The 1983 FA Cup final was contested by Manchester United and Brighton & Hove Albion at Wembley Stadium.

Manchester United were the favourites, as Brighton had been relegated from the First Division that season, and had never reached a cup final before. United had finished third in the league that season and already had four FA Cup victories to their name.
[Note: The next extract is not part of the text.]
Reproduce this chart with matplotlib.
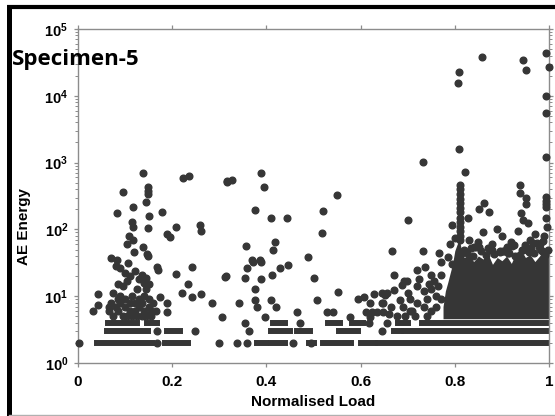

The final ended in a 2–2 draw, forcing a replay at Wembley five days later, which Manchester United won 4–0. It was the third successive year that the FA Cup Final required a replay.

==The first match==
The build-up to the first game included Brighton travelling to Wembley stadium by helicopter instead of using the traditional route of a team coach. Steve Foster, Brighton's captain was suspended for the match having received a booking in a league match against Notts County. Despite Manchester United being strong favourites to win the game, Brighton took an early lead through Gordon Smith, who would become notable late into extra-time. Frank Stapleton equalised and Ray Wilkins with a curling shot put Manchester United into the lead. Gary Stevens scored a late equaliser for Brighton which took the game into extra time.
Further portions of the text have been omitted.